In the old times, on a certain day once a week there used to be held trade fairs in Asian countries. Some towns and villages were even named after those «market» days: the name of the Tajikistan’s capital Dushanbe means «Monday», a small town Juma near Samarkand is «Friday». The tradition of the weekly bazaars has been maintained to the present day. One of the most well-known of such bazaars is the one held on Sundays in the ancient town Urgut, 60 kilometers from Samarkand.
Urgut is really a town of craftsmen. There live hereditary blacksmiths, potters and embroiderers. On Sundays at this bazaar you can buy modern and traditional Urgut embroideries, silver jewelry with carnelians, tapestries and carpets, traditional clothes, handmade silk and cotton textiles, and many other exotic things.
The bazaars in the historic part of Bukhara impress with their exotic character and an abundance of merchandise. At the beginning of the 20th century the American geologist and orientalist Rafael Pompelli left us the following notes: «The nature of huge Bukhara bazaar makes it the most «oriental» of all the bazaars: its narrow passages are protected from the sun with latticed roof; each type of goods is sold in a certain quarter of the city.

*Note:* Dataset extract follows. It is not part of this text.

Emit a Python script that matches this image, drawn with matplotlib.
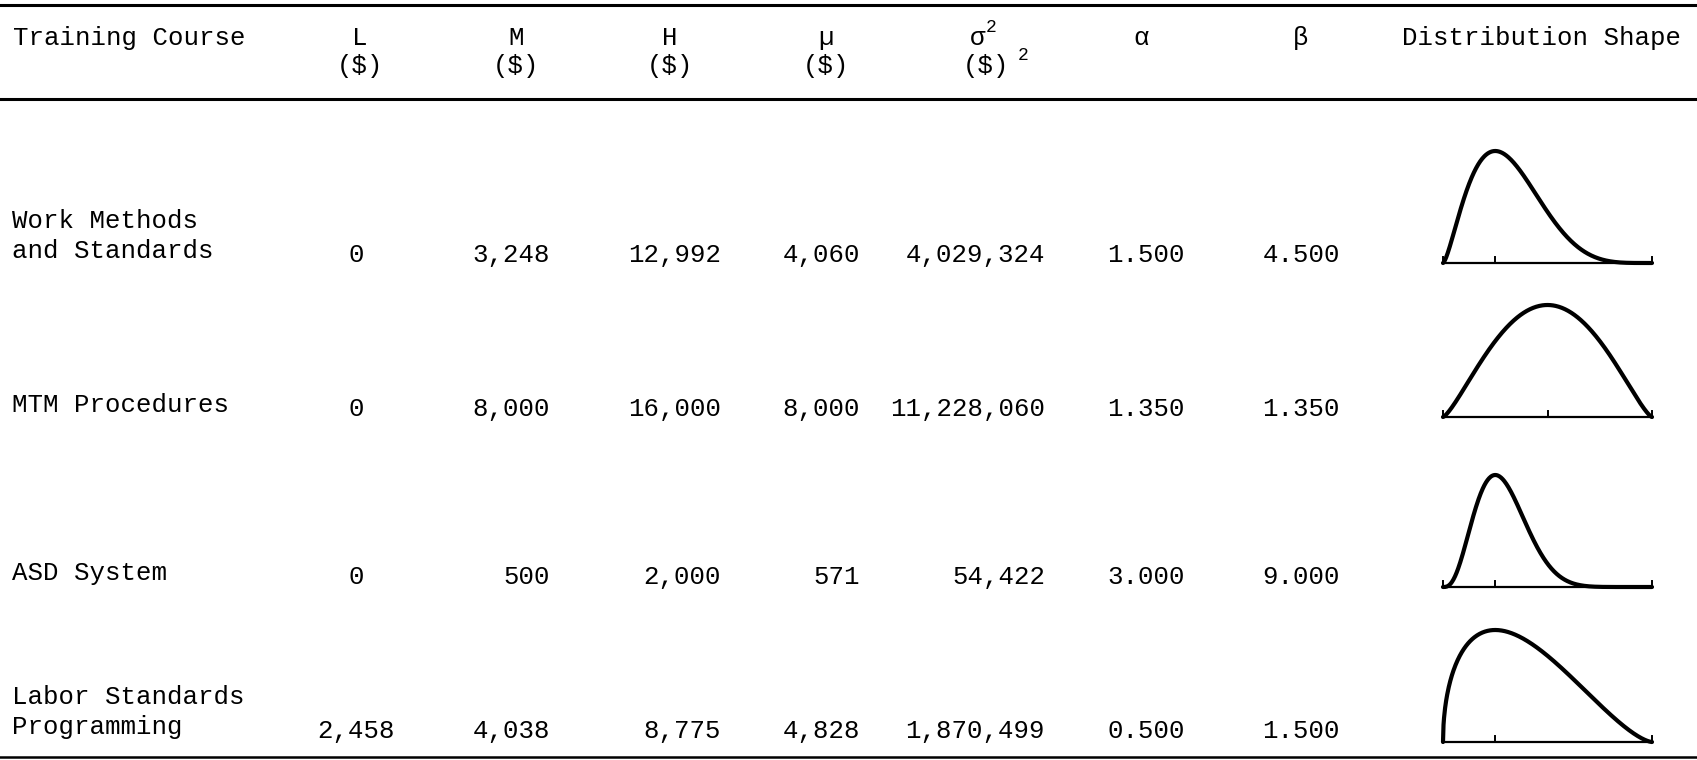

Bukhara is famous for its unique arts and crafts: peculiar only to Bukhara are its silk textiles of exquisite colors and texture, carpets with amazing patterns, gold-embroideries and jewelry. We had bought a lot of things here, and yet later we were sorry we had not bought more.» In Bukhara there have remained intact a few shopping passages under 16-century domed roofs. And they are still used for trading! The passages lie at the crossroads of the streets Toki-Zargaron («Jewelers Dome»), Telpak-Furushon («Headgear Salespeople’s Dome») and Toki-Saraffon («Money-changers’ Dome»). These names themselves explain what trades the residents of these streets were initially engaged in.
Today at the modernized Bukhara bazaars they sell not only the local handicrafts and agricultural products but also what has been grown in the neighboring provinces.
With the words Khush kelibsiz! — Welcome! — the bazaars of Uzbekistan open their gates and meet the guests with abundance of exotic marvels.